As well as making managers more grasping, I can think of three other effects parenthood may have, none of them especially good. Again, there seem to be no studies to test any of them, which is a pity, especially if you consider the drearily obscure things that management academics spend their lives researching.
First, being a parent probably makes people more risk-averse, more inclined to take the steady career path rather than the more interesting one.
Second, it may also make us marginally less creative – the pram in the hall being the enemy of good art, and all that. Since English intellectual Cyril Conolly raised the matter in the 1930s, I haven’t seen anyone put it to rest.

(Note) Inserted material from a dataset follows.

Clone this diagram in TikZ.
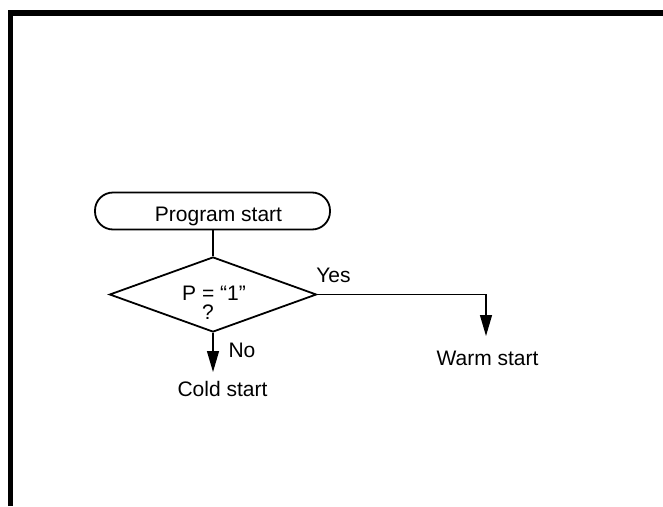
\documentclass[tikz,border=0pt]{standalone}
\usepackage{fontspec}
\setmainfont{Liberation Sans}
\usetikzlibrary{shapes.geometric,arrows.meta}
\begin{document}
\begin{tikzpicture}[x=1pt,y=-1pt,
  txt/.style={font=\fontsize{21}{25}\selectfont, inner sep=0pt, anchor=base},
  startbox/.style={draw, line width=1.8pt, rounded corners=18pt, minimum width=235pt, minimum height=37pt, inner sep=0pt},
  decision/.style={draw, diamond, line width=1.8pt, minimum width=207pt, minimum height=75pt, inner sep=0pt},
  conn/.style={line width=1.3pt},
  arr/.style={conn, -{Triangle[length=21pt,width=12pt]}}
]
\useasboundingbox (0,0) rectangle (663,506);
% frame
\draw[line width=5.5pt, line join=miter] (10.5,506) -- (10.5,13) -- (663,13);
% nodes
\node[startbox] (start) at (212.5,211) {};
\node[txt] (starttxt) at (218.5,221.5) {Program start};
\node[decision] (dia) at (213,294.5) {};
\node[txt] (ptxt) at (214,300) {P = “1”};
\node[txt] (qtxt) at (208,319) {?};
\node[txt] (yes) at (333.5,282) {Yes};
\node[txt] (no) at (242,357) {No};
\node[txt] (cold) at (222.5,396.5) {Cold start};
\node[txt] (warm) at (487.5,365) {Warm start};
\coordinate (coldtip) at (213,372);
\coordinate (warmtip) at (486,336);
% connectors
\draw[conn] (dia.north |- start.south) -- (dia.north);
\draw[arr] (dia.south) -- (coldtip);
\draw[arr] (dia.east) -| (warmtip);
\end{tikzpicture}
\end{document}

Third, it makes you conflicted. You are endlessly divided over how to allocate time – and anxiety. This last effect could make you a better boss as work is also about conflict and managing time, and therefore parents have a head start. Or it could mean that you simply give your family priority and never have quite enough left over to do the job properly. I’ve seen both effects in operation; which is more common I would dearly like to know.
Either way, for the royal couple it doesn’t matter much. For them there is no conflict. If you are a hereditary monarch, having babies is the most important part of the job. Traditionally, monarchs have hoped for boys. Yet I have scientific reasons for hoping the child Kate is carrying is not a boy. The Danish study shows that bosses behave better when they have girls. They take a much lower raise for themselves (3 per cent as opposed to 6 per cent) and are inclined to be generous, especially to their female underlings.
I have noticed this effect too, and it doesn’t stop when the children grow up. Indeed, I’ve known male managers who have never been keen on promoting women suddenly become bigger feminists than Simone de Beauvoir the minute their daughters join the work force.